Mr. Gardner's Method.—Mr. J. G. Gardner, of Jobstown, N. J., uses an ordinary cellar, such as any farmer in the country has, and the little that has been done to it to darken the windows and make them tight, so as to render them better for mushrooms, any farmer with a hand-saw, an ax, a hammer and a few nails and some boards can do. Mr. Gardner is a market gardener, and has not the amount of fresh manure upon his own place that he needs for mushroom-growing, but he buys it, common horse manure, in New York, and it is shipped to him, over seventy miles, by rail. And this pays; and if it will pay a man to get manure at such a cost for mushroom-growing, how much more will mushroom-growing pay the farmer who has the cellar and the manure as well?

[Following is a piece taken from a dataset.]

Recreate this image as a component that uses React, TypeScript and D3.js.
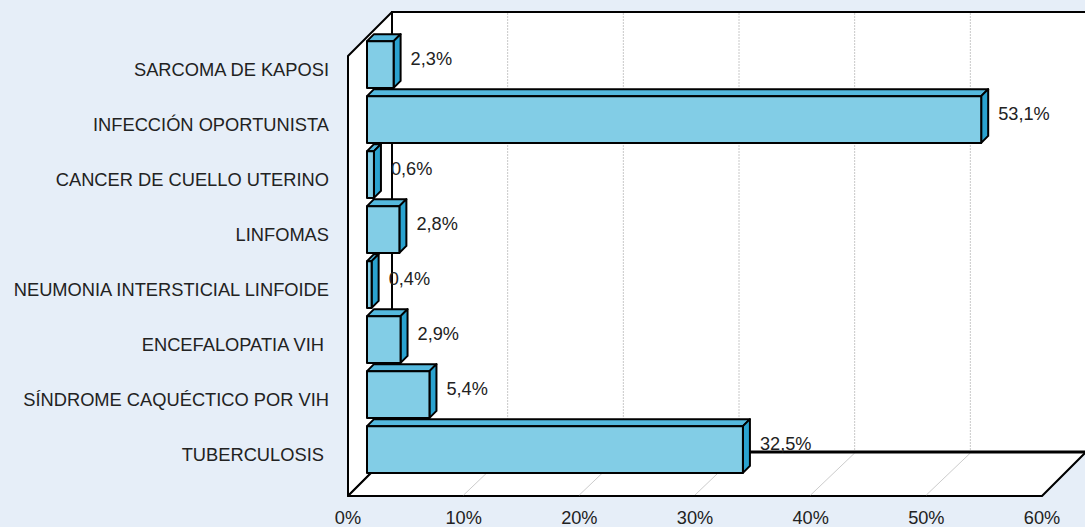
import React from "react";
import * as d3 from "d3";

const categories = [
  "SARCOMA DE KAPOSI",
  "INFECCIÓN OPORTUNISTA",
  "CANCER DE CUELLO UTERINO",
  "LINFOMAS",
  "NEUMONIA INTERSTICIAL LINFOIDE",
  "ENCEFALOPATIA VIH ",
  "SÍNDROME CAQUÉCTICO POR VIH",
  "TUBERCULOSIS ",
];
const values = [2.3, 53.1, 0.6, 2.8, 0.4, 2.9, 5.4, 32.5];
const ticks = [0, 10, 20, 30, 40, 50, 60];

const W = 1085;
const H = 527;
const DEPTH = 44; // 3D depth offset of the walls
const BAR_Z = 19; // bar front face depth
const BAR_D = 7; // bar thickness in depth
const FRONT_TOP = 56;
const FRONT_BOTTOM = 496;

const FONT = "Arial, 'Liberation Sans', sans-serif";
const TEXT = "#222";
const BG = "#e6eef8";
const FRONT = "#82cde6";
const TOP = "#55b9de";
const SIDE = "#2aa2cf";

export default function App() {
  const x = d3.scaleLinear().domain([0, 60]).range([348, 1042]);
  const y = d3
    .scaleBand<string>()
    .domain(categories)
    .range([FRONT_TOP - BAR_Z, FRONT_BOTTOM - BAR_Z])
    .paddingInner(0.15)
    .paddingOuter(0.075);
  const bw = y.bandwidth();
  const fmt = (v: number) => v.toFixed(1).replace(".", ",") + "%";
  const x0 = x(0);
  const x60 = x(60);

  const pts = (a: number[][]) => a.map((p) => p.join(",")).join(" ");

  return (
    <svg
      width={W}
      height={H}
      style={{ position: "absolute", left: 0, top: 0, background: BG }}
    >
      <rect x={0} y={0} width={W} height={H} fill={BG} />
      {/* side wall */}
      <polygon
        points={pts([
          [x0, FRONT_TOP],
          [x0 + DEPTH, FRONT_TOP - DEPTH],
          [x0 + DEPTH, FRONT_BOTTOM - DEPTH],
          [x0, FRONT_BOTTOM],
        ])}
        fill="#fff"
        stroke="#000"
        strokeWidth={2}
        strokeLinejoin="round"
      />
      {/* back wall */}
      <rect
        x={x0 + DEPTH}
        y={FRONT_TOP - DEPTH}
        width={x60 - x0}
        height={FRONT_BOTTOM - FRONT_TOP}
        fill="#fff"
        stroke="#000"
        strokeWidth={2}
      />
      {/* floor */}
      <polygon
        points={pts([
          [x0, FRONT_BOTTOM],
          [x0 + DEPTH, FRONT_BOTTOM - DEPTH],
          [x60 + DEPTH, FRONT_BOTTOM - DEPTH],
          [x60, FRONT_BOTTOM],
        ])}
        fill="#fff"
        stroke="#000"
        strokeWidth={2}
        strokeLinejoin="round"
      />
      {/* grid lines */}
      {ticks.slice(1, -1).map((t) => (
        <g key={"g" + t}>
          <line
            x1={x(t) + DEPTH}
            x2={x(t) + DEPTH}
            y1={FRONT_TOP - DEPTH + 1}
            y2={FRONT_BOTTOM - DEPTH - 1}
            stroke="#c8c8c8"
            strokeWidth={1}
            strokeDasharray="2,1"
          />
          <line
            x1={x(t)}
            x2={x(t) + DEPTH}
            y1={FRONT_BOTTOM - 1}
            y2={FRONT_BOTTOM - DEPTH + 1}
            stroke="#cccccc"
            strokeWidth={1}
          />
        </g>
      ))}
      <line
        x1={x0 + DEPTH}
        x2={x60 + DEPTH}
        y1={FRONT_BOTTOM - DEPTH}
        y2={FRONT_BOTTOM - DEPTH}
        stroke="#000"
        strokeWidth={3}
      />
      <line
        x1={x0 + DEPTH}
        x2={x0 + DEPTH}
        y1={FRONT_TOP - DEPTH}
        y2={FRONT_BOTTOM - DEPTH}
        stroke="#000"
        strokeWidth={2}
      />
      {/* bars */}
      {categories.map((c, i) => {
        const v = values[i];
        const bx0 = x(0) + BAR_Z;
        const bx1 = x(v) + BAR_Z;
        const by0 = y(c)!;
        const by1 = by0 + bw;
        return (
          <g key={c} stroke="#000" strokeWidth={2} strokeLinejoin="round">
            <polygon
              points={pts([
                [bx0, by0],
                [bx0 + BAR_D, by0 - BAR_D],
                [bx1 + BAR_D, by0 - BAR_D],
                [bx1, by0],
              ])}
              fill={TOP}
            />
            <polygon
              points={pts([
                [bx1, by0],
                [bx1 + BAR_D, by0 - BAR_D],
                [bx1 + BAR_D, by1 - BAR_D],
                [bx1, by1],
              ])}
              fill={SIDE}
            />
            <rect x={bx0} y={by0} width={bx1 - bx0} height={bw} fill={FRONT} />
          </g>
        );
      })}
      {/* value labels */}
      {categories.map((c, i) => (
        <text
          key={"v" + c}
          x={x(values[i]) + BAR_Z + 17}
          y={y(c)! + bw / 2 + 0.5}
          fontFamily={FONT}
          fontSize={18.2}
          fill={TEXT}
        >
          {fmt(values[i])}
        </text>
      ))}
      {/* category labels */}
      {categories.map((c) => (
        <text
          key={"c" + c}
          x={329}
          y={y(c)! + bw / 2 + 11}
          textAnchor="end"
          fontFamily={FONT}
          fontSize={18.3}
          fill={TEXT}
          style={{ whiteSpace: "pre" }}
        >
          {c}
        </text>
      ))}
      {/* tick labels */}
      {ticks.map((t) => (
        <text
          key={"t" + t}
          x={x(t)}
          y={524}
          textAnchor="middle"
          fontFamily={FONT}
          fontSize={18.2}
          fill={TEXT}
        >
          {t + "%"}
        </text>
      ))}
    </svg>
  );
}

Mr. Gardner raises mushrooms, and lots of them. When I visited him last November, instead of trying to hide anything in their cultivation from me, he took particular pains to show and explain to me everything about his way of growing them. And he assures me that by adopting simple means of preparing the manure and "fixing" for the crop, and avoiding all complicated methods, one can get good crops and make fair profits.

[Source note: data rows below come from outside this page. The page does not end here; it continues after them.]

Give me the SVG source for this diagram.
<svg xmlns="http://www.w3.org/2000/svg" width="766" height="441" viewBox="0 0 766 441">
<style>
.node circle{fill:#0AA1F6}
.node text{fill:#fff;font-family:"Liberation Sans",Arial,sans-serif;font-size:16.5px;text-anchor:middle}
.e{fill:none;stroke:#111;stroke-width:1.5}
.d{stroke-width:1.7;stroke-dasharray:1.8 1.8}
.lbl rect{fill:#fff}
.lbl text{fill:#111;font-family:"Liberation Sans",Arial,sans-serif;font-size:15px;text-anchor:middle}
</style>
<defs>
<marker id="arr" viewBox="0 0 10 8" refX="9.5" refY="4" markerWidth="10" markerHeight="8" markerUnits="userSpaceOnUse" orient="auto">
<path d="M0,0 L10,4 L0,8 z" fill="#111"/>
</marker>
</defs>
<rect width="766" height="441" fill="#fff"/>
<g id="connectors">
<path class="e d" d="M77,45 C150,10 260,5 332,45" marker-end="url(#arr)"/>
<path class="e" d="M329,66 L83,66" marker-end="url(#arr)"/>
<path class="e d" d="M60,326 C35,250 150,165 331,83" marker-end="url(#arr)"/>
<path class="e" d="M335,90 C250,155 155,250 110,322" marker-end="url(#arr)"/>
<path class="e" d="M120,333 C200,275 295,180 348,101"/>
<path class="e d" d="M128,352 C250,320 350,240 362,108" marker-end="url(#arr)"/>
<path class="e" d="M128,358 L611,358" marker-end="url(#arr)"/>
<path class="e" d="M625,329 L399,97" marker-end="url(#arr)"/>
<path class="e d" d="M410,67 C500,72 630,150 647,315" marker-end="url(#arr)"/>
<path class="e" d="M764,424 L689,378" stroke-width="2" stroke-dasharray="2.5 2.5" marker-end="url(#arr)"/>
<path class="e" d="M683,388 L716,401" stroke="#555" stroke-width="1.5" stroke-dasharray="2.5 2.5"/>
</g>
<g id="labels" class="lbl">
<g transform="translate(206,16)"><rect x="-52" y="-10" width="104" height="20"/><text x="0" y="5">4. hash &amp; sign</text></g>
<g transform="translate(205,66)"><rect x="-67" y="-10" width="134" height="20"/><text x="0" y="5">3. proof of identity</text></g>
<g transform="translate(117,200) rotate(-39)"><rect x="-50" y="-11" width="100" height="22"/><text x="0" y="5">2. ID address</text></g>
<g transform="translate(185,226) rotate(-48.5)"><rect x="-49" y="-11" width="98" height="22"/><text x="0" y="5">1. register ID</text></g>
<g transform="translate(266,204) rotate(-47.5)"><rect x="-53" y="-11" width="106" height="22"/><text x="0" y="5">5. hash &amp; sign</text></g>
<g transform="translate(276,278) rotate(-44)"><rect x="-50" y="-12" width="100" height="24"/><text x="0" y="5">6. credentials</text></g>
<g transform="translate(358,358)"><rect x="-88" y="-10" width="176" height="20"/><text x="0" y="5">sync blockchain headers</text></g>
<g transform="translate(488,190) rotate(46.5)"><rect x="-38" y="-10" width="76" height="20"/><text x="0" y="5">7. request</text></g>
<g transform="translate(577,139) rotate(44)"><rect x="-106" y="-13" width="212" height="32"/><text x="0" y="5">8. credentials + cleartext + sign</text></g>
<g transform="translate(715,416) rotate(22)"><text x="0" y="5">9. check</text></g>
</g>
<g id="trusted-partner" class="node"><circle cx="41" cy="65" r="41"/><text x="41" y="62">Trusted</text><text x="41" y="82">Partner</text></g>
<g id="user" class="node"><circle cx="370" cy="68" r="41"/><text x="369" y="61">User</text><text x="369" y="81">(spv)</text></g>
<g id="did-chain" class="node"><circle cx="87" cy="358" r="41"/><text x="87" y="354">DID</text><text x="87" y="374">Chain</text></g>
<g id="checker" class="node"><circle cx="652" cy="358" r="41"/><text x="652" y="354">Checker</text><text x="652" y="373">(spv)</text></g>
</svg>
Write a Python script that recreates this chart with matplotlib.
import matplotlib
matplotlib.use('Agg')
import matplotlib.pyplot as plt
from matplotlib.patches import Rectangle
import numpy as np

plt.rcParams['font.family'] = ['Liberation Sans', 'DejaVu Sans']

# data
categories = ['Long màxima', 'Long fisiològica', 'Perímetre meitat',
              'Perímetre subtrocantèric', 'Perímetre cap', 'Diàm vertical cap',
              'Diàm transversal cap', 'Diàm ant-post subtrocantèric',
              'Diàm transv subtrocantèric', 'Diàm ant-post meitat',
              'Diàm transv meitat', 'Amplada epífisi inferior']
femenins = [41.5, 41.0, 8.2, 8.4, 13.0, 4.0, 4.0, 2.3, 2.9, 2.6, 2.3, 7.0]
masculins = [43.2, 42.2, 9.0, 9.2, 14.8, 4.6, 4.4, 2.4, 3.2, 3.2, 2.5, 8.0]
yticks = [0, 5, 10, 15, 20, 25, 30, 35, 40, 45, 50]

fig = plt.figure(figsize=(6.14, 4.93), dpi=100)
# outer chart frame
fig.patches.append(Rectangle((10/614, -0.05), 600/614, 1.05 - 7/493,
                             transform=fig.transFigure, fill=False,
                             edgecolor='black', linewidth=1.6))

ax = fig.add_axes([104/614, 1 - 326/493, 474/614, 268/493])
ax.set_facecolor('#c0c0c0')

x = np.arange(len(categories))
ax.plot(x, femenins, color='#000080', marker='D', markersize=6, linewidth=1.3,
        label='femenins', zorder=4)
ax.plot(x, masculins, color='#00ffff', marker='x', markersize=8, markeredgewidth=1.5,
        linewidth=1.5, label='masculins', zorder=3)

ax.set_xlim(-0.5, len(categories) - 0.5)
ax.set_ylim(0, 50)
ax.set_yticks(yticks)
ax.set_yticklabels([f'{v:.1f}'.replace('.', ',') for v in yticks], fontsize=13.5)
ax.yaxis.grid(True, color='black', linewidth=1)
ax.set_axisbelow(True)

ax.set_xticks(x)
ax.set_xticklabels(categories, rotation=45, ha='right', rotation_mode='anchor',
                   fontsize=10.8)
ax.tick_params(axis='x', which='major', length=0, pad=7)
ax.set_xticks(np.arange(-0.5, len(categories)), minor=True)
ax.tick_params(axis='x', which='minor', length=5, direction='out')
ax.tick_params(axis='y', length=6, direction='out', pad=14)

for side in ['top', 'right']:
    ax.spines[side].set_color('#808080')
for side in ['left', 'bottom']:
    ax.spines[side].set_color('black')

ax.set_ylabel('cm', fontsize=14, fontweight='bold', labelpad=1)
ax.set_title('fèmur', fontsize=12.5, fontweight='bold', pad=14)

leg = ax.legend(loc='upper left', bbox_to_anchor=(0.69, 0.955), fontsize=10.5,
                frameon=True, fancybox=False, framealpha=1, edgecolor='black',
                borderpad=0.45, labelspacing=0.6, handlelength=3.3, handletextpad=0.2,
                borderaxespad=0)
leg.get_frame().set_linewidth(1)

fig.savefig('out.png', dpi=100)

His cellar is sixty feet long, twenty-four feet wide, and nine feet high from floor to ceiling. The floor is an earthen one, but perfectly dry. It is well supplied with window ventilators and doors, and in the ceiling in the middle of the cellar opens a tall shaft or chimney-like ventilator that passes straight up through the roof above. While the beds are being made full ventilation by doors, windows and shaft is given, but as soon as there is any sign of the mushrooms appearing all ventilators except the shaft in the middle are shut and kept closed.

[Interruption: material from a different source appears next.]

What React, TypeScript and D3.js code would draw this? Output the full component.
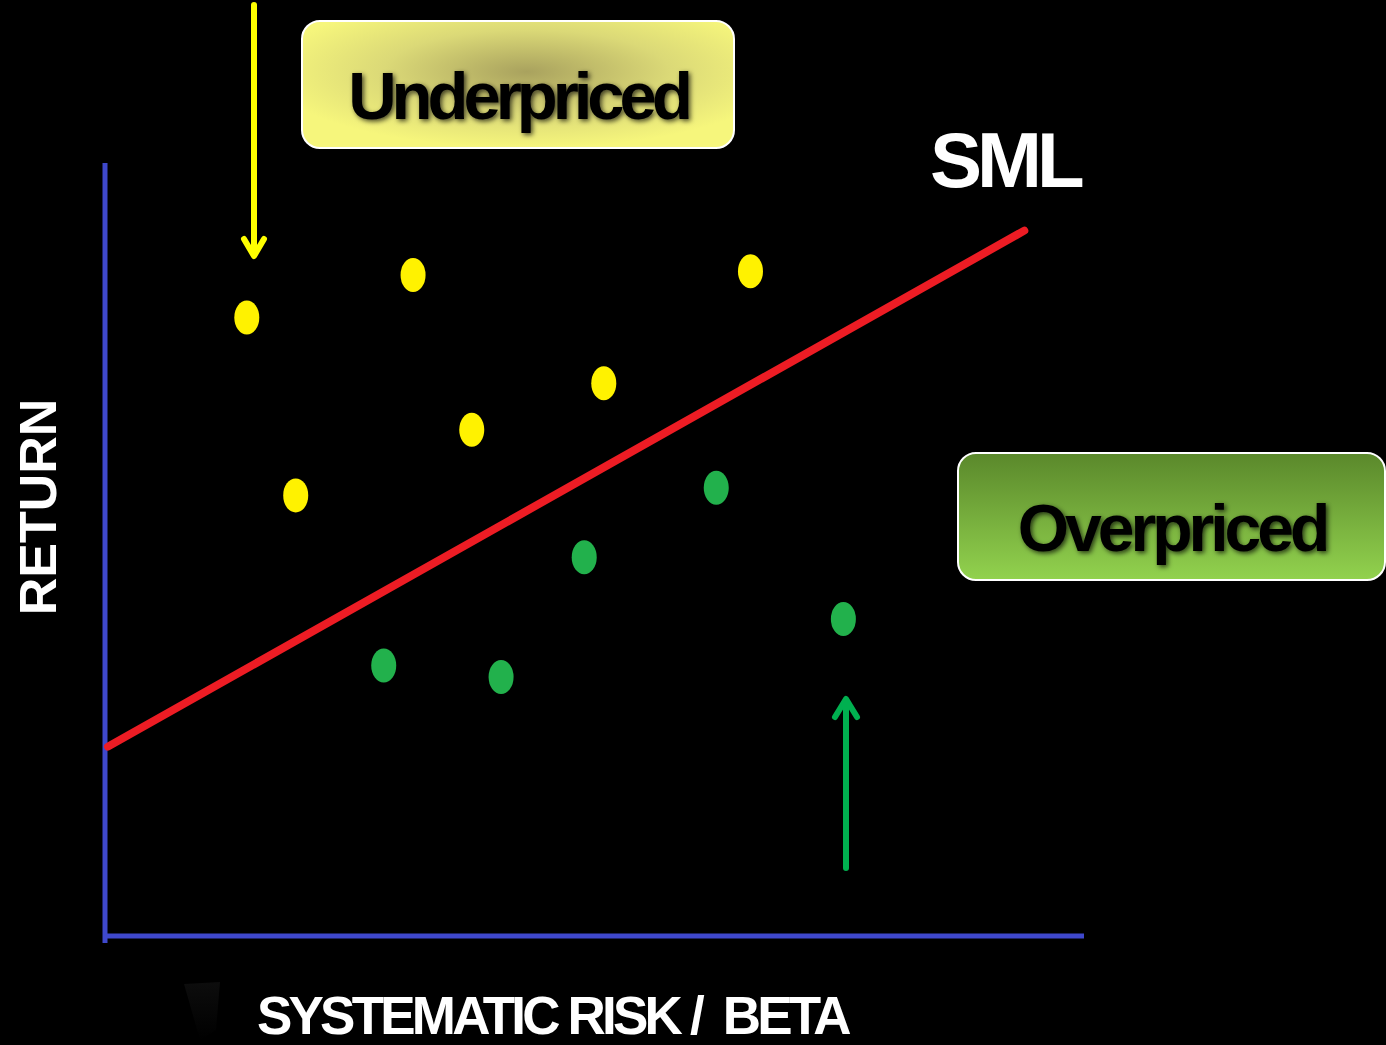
import React from 'react';
import * as d3 from 'd3';

// Security Market Line chart: stocks above the line are underpriced, below are overpriced
const underpricedBeta = [0.29, 0.63, 1.32, 1.02, 0.75, 0.39];
const underpricedReturn = [16.0, 17.1, 17.2, 14.3, 13.1, 11.4];

const overpricedBeta = [1.25, 0.98, 1.51, 0.57, 0.81];
const overpricedReturn = [11.6, 9.8, 8.2, 7.0, 6.7];

// SML end points (beta, return)
const smlBeta = [0.006, 1.88];
const smlReturn = [4.9, 18.25];

const W = 1386;
const H = 1045;

const App = () => {
  const x = d3.scaleLinear().domain([0, 2]).range([105, 1083]);
  const y = d3.scaleLinear().domain([0, 20]).range([936, 163]);

  const line = d3.line<number>()
    .x((_, i) => x(smlBeta[i]))
    .y((d) => y(d));

  const font = '"Liberation Sans", Arial, sans-serif';

  const dots = (betas: number[], rets: number[], color: string) =>
    betas.map((b, i) => (
      <ellipse key={i} cx={x(b)} cy={y(rets[i])} rx={12.5} ry={17} fill={color} />
    ));

  return (
    <svg
      width={W}
      height={H}
      style={{ position: 'absolute', left: 0, top: 0, display: 'block', background: '#000' }}
    >
      <defs>
        <radialGradient id="under" cx="0.52" cy="0.4" r="0.6">
          <stop offset="0" stopColor="#a9a25e" />
          <stop offset="0.55" stopColor="#dbd977" />
          <stop offset="1" stopColor="#f6f67c" />
        </radialGradient>
        <linearGradient id="over" x1="0" y1="0" x2="0" y2="1">
          <stop offset="0" stopColor="#5a882b" />
          <stop offset="1" stopColor="#92d24e" />
        </linearGradient>
        <linearGradient id="smudge" x1="0" y1="0" x2="0" y2="1">
          <stop offset="0" stopColor="#333" />
          <stop offset="1" stopColor="#000" />
        </linearGradient>
        <filter id="shadow" x="-10%" y="-30%" width="120%" height="160%">
          <feDropShadow dx="2" dy="2" stdDeviation="2.5" floodColor="#000" floodOpacity="0.7" />
        </filter>
      </defs>

      <rect width={W} height={H} fill="#000" />

      {/* axes */}
      <line x1={x(0)} x2={x(0)} y1={y(20)} y2={y(0) + 7} stroke="#3f48cc" strokeWidth={5} />
      <line x1={x(0) - 2} x2={x(2) + 1} y1={y(0)} y2={y(0)} stroke="#3f48cc" strokeWidth={5} />

      {/* SML */}
      <path
        d={line(smlReturn) || ''}
        fill="none"
        stroke="#ed1c24"
        strokeWidth={8}
        strokeLinecap="round"
      />
      <text
        x={930}
        y={187}
        fill="#fff"
        fontFamily={font}
        fontWeight="bold"
        fontSize={78}
        letterSpacing={-5}
      >
        SML
      </text>

      {dots(underpricedBeta, underpricedReturn, '#fff200')}
      {dots(overpricedBeta, overpricedReturn, '#22b14c')}

      {/* yellow arrow */}
      <g stroke="#ffff00" strokeWidth={6} fill="none" strokeLinecap="round" strokeLinejoin="round">
        <line x1={254} x2={254} y1={5} y2={254} />
        <polyline points="244,239 254,256 264,239" />
      </g>

      {/* green arrow */}
      <g stroke="#00b050" strokeWidth={6} fill="none" strokeLinecap="round" strokeLinejoin="round">
        <line x1={846} x2={846} y1={868} y2={700} />
        <polyline points="835,717 846,699 857,717" />
      </g>

      {/* Underpriced box */}
      <rect x={302} y={21} width={432} height={127} rx={18} fill="url(#under)" stroke="#fff" strokeWidth={2} />
      <text
        x={518}
        y={119}
        textAnchor="middle"
        fill="#000"
        fontFamily={font}
        fontWeight="bold"
        fontSize={67}
        letterSpacing={-5}
        filter="url(#shadow)"
      >
        Underpriced
      </text>

      {/* Overpriced box */}
      <rect x={958} y={453} width={427} height={127} rx={18} fill="url(#over)" stroke="#fff" strokeWidth={2} />
      <text
        x={1172}
        y={551}
        textAnchor="middle"
        fill="#000"
        fontFamily={font}
        fontWeight="bold"
        fontSize={66}
        letterSpacing={-4}
        filter="url(#shadow)"
      >
        Overpriced
      </text>

      {/* axis titles */}
      <text
        transform="translate(56,507) rotate(-90)"
        textAnchor="middle"
        fill="#fff"
        fontFamily={font}
        fontWeight="bold"
        fontSize={52}
      >
        RETURN
      </text>
      <text
        x={257}
        y={1034}
        fill="#fff"
        fontFamily={font}
        fontWeight="bold"
        fontSize={53}
        letterSpacing={-3.8}
        style={{ whiteSpace: 'pre' }}
      >
        {'SYSTEMATIC RISK /  BETA'}
      </text>

      {/* faint leftover artifact near the x title */}
      <path d="M184,984 L220,982 L216,1030 L200,1040 Z" fill="url(#smudge)" opacity={0.25} />
    </svg>
  );
};

export default App;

The bed occupies the whole surface of the cellar floor and was all made up in one day. As a pathway, a single row of boards is laid on the top of the bed, running lengthwise along the middle of the cellar from the door to the farther end, and here and there between this narrow path and the walls on either side a few pieces of slate are laid down on the bed to step upon when gathering the mushrooms. Here is the oddest thing about Mr. Gardner's mushroom-growing. He does not give the manure any preparatory treatment for the beds. He hauls it from the cars to the cellar, at once spreads it upon the floor and packs it solid into a bed. For example, on one occasion the manure arrived at Jobstown, July 8th; it was hauled home and the bed made up the same day, and the first mushrooms were gathered from this bed the second week in September,—just two months from the time the manure left the New York or Jersey City stables. The bed was fifteen inches thick. In making it the manure was first shaken up loosely to admit of its being more evenly spread than if pitched out in heavy forkfuls, and it was then tramped down firmly with the feet. The bed was then marked off into halves. On one half (No. 1) a layer of a little over three inches of loam was at once placed over the manure; on the other half (No. 2) no loam was used at this time, but the manure on the surface of the bed—about three inches deep—was forked over loosely. Twelve days after having been put in the temperature of the bed No. 2, three inches deep, was 90°, and then it was spawned. On the next day the soil from bed No. 1, spawned four days earlier, was thrown upon bed No. 2, and then part of the soil that was thrown on No. 1 was thrown back again on No. 2, so that now a coating of loam an inch and a half deep covered the whole surface of the bed. When finished the surface was tamped gently with a tamper with a face of pine plank sixteen inches long by twelve inches wide. Mr. Gardner does not believe in the alleged advantages of a hard-packed surface on the mushroom bed, but is inclined to favor a moderately firm one.
He uses the English brick spawn, which is sold by our seedsmen. He has tried making his own spawn, but owing to not having proper means for drying it, he has had rather indifferent success.
Almost all growers insert the pieces of spawn about two to three inches under the surface of the manure, one piece at a time, and at regular intervals of nine inches or thereabouts apart each way—lengthwise and crosswise. But here, again, Mr. Gardner displays his individuality. He breaks up the spawn in the usual way, in pieces one or two inches square. Of course, in breaking it up there is a good deal of fine particles besides the lumps. With an angular-pointed hoe he draws drills eighteen inches apart and two and one-half to three inches deep lengthwise along the bed, and in the rows he sows the spawn, as if he were sowing peach stones, or walnuts, or snap beans, and covers it in as if it were seeds.
Mr. Gardner regards 57° as the most suitable temperature for a mushroom house or cellar, and, if possible, maintains that without the aid of fire-heat. He has hot-water pipes connected with the contiguous greenhouse heating arrangement in his cellar, but he never uses them for heating the mushroom cellar except when obliged to. By mulching his bed with straw he gets along without any fire-heat, but this is very awkward when gathering the mushrooms.
After the bed has borne a little while it is top-dressed all over with a half-inch layer of fine soil. Before using, this soil has been kept in a close place—pit, frame, shed, or large box—in which there was, at the same time, a lot of steaming-hot manure, so that it might become thoroughly charged with mushroom food absorbed from the steam from the fermenting material.